6-Zorunlu Mali Sorumluluk sigortası Genel Şartlarının 12.maddesinde " sigortacı dava masrafları ile avukatlık ücretlerini ödemekle yükümlüdür. Şu kadar ki hükmolunan tazminat sigorta bedelini geçerse, sigortacı bu masrafları sigorta bedelinin tazminata oranı dahilinde öder" hükmü yeralmaktadır. Mahkemece anılan hüküm gözardı edilerek yazılı olduğu şekilde davalı sigorta şirketinin tüm masraf ve vekalet ücretinden sorumlu olması sonucunu doğuracak şekilde karar verilmesi de bozmayı gerekmiştir.
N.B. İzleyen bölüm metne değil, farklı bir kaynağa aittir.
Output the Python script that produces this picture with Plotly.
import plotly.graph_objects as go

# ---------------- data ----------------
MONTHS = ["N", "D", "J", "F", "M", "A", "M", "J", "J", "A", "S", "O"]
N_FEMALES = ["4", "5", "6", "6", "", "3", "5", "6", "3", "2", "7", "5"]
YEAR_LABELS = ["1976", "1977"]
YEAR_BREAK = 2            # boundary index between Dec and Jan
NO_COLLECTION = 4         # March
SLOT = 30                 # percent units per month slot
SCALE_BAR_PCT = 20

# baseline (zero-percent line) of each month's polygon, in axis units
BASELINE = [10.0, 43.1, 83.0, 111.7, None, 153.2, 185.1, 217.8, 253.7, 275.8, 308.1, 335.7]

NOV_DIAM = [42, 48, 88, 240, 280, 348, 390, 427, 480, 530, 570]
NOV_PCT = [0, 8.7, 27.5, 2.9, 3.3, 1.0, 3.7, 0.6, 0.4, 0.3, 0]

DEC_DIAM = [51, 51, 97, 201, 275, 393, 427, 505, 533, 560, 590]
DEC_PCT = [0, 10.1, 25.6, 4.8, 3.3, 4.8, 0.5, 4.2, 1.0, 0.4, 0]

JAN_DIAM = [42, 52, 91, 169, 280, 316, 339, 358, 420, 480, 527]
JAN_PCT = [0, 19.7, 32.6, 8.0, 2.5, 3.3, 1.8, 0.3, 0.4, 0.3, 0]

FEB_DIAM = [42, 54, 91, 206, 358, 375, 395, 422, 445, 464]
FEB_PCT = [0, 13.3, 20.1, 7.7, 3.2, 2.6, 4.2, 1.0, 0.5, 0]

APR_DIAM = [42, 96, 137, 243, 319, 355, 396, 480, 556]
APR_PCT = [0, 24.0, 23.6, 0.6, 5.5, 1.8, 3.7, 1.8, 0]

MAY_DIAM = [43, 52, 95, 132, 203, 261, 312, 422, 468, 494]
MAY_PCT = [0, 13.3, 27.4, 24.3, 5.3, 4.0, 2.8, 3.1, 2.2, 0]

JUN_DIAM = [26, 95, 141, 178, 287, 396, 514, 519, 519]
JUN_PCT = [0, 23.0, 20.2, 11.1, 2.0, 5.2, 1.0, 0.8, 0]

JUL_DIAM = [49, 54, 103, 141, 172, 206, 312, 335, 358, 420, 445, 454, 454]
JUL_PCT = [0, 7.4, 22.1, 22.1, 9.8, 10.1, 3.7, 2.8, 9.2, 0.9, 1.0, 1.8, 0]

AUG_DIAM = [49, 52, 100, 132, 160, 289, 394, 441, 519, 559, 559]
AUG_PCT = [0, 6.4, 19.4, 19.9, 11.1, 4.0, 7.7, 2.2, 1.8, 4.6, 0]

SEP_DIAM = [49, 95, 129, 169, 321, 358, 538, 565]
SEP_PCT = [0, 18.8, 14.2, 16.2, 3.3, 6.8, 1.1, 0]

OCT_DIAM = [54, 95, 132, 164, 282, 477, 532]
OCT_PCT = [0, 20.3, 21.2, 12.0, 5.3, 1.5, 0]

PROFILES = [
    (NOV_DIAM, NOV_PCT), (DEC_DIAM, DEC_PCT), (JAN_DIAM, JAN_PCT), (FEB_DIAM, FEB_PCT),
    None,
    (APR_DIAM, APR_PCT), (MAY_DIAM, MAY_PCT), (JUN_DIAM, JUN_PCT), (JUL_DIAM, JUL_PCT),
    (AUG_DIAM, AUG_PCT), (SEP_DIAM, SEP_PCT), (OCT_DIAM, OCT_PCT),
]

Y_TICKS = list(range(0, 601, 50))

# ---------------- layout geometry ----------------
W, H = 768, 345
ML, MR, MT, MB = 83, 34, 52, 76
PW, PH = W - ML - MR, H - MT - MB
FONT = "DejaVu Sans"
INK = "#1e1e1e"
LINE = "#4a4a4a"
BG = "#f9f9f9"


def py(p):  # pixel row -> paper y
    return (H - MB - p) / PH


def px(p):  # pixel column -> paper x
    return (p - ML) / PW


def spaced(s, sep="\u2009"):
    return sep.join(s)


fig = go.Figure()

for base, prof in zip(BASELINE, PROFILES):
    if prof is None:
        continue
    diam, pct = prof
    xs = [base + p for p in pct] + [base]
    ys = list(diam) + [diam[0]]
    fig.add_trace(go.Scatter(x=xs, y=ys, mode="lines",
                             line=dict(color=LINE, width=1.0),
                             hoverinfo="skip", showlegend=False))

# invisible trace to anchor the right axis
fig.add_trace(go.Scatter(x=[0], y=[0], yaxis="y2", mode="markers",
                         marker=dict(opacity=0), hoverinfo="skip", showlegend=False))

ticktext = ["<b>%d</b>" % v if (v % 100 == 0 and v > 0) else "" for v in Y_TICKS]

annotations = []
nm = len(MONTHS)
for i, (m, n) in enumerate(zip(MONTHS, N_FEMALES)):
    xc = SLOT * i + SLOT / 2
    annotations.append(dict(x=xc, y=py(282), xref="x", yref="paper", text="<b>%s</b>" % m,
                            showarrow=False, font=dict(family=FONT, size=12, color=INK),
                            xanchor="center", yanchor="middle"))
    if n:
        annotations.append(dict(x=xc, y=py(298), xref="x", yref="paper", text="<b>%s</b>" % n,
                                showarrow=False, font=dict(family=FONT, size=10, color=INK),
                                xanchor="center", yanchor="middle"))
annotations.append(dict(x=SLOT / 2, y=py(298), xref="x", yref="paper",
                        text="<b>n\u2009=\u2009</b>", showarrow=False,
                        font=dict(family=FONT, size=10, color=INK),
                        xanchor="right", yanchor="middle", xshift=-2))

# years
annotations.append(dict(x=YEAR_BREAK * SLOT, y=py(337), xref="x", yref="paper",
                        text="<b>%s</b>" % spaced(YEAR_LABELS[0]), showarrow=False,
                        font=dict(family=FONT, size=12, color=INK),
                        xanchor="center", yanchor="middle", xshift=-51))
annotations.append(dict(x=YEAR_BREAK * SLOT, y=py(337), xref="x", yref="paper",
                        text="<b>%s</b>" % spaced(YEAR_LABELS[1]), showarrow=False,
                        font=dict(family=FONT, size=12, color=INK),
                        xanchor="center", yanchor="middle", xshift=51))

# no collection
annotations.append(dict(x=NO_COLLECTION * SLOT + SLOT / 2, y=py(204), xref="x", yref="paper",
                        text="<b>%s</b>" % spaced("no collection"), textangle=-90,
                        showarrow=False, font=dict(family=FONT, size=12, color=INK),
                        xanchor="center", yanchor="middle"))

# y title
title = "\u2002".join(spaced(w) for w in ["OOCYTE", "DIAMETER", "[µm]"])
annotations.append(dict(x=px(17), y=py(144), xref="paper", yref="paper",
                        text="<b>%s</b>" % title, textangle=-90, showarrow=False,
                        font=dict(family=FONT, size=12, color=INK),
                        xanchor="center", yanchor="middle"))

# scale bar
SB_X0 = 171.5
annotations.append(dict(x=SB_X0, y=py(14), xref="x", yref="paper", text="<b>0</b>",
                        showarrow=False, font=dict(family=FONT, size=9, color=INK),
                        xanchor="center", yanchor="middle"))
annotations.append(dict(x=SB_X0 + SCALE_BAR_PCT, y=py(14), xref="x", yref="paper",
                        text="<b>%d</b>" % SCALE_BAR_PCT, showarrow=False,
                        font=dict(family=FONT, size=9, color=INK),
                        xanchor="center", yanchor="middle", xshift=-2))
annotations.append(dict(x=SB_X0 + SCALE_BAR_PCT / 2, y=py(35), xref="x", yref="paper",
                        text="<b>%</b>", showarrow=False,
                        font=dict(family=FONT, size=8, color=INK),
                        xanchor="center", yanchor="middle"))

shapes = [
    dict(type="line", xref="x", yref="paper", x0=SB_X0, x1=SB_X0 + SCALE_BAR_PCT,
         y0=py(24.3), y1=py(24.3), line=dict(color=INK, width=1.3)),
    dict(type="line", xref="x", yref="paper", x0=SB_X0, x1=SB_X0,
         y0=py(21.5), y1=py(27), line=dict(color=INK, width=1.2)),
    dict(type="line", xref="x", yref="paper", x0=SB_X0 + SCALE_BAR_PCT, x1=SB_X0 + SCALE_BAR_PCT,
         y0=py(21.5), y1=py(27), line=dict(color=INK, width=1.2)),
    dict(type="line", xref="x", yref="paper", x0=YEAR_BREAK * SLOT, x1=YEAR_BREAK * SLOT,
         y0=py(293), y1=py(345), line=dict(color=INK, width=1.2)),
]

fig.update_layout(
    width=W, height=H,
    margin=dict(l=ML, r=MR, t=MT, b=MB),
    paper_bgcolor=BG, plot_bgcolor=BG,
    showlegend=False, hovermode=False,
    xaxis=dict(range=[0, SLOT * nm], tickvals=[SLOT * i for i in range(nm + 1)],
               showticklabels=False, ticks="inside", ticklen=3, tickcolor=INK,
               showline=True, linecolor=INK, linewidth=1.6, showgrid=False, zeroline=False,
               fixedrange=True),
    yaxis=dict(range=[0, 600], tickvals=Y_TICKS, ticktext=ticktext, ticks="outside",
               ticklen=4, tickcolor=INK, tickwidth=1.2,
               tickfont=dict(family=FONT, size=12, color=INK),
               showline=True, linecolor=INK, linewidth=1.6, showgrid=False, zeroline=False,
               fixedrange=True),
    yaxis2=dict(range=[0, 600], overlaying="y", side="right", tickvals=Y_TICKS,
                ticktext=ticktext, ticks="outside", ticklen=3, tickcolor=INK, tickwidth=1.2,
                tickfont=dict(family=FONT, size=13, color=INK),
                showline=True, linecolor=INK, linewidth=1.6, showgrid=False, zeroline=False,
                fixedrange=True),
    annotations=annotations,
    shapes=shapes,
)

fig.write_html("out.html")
SONUÇ : Yukarıda 1 nolu bentte belirtilen nedenlerle davalılar vekillerinin sair temyiz itirazlarının reddine, 2 ve 3 nolu bentlerde açıklanan nedenlerle davalılar Ç... Nak.Ltd.Şti. ve N... Çalış vekilinin temyiz itirazlarının kabulüyle hükmün bu davalılar yararına, 4, 5 ve 6 nolu bentlerde açıklanan nedenlerle davalı G... Sigorta A.Ş. vekilinin temyiz itirazlarının kabulüyle kararın bu davalı yararına BOZULMASINA, ödediği temyiz peşin harcın isteği halinde temyiz eden davalılara iadesine, 27.10.2003 tarihinde oybirliğiyle karar verildi.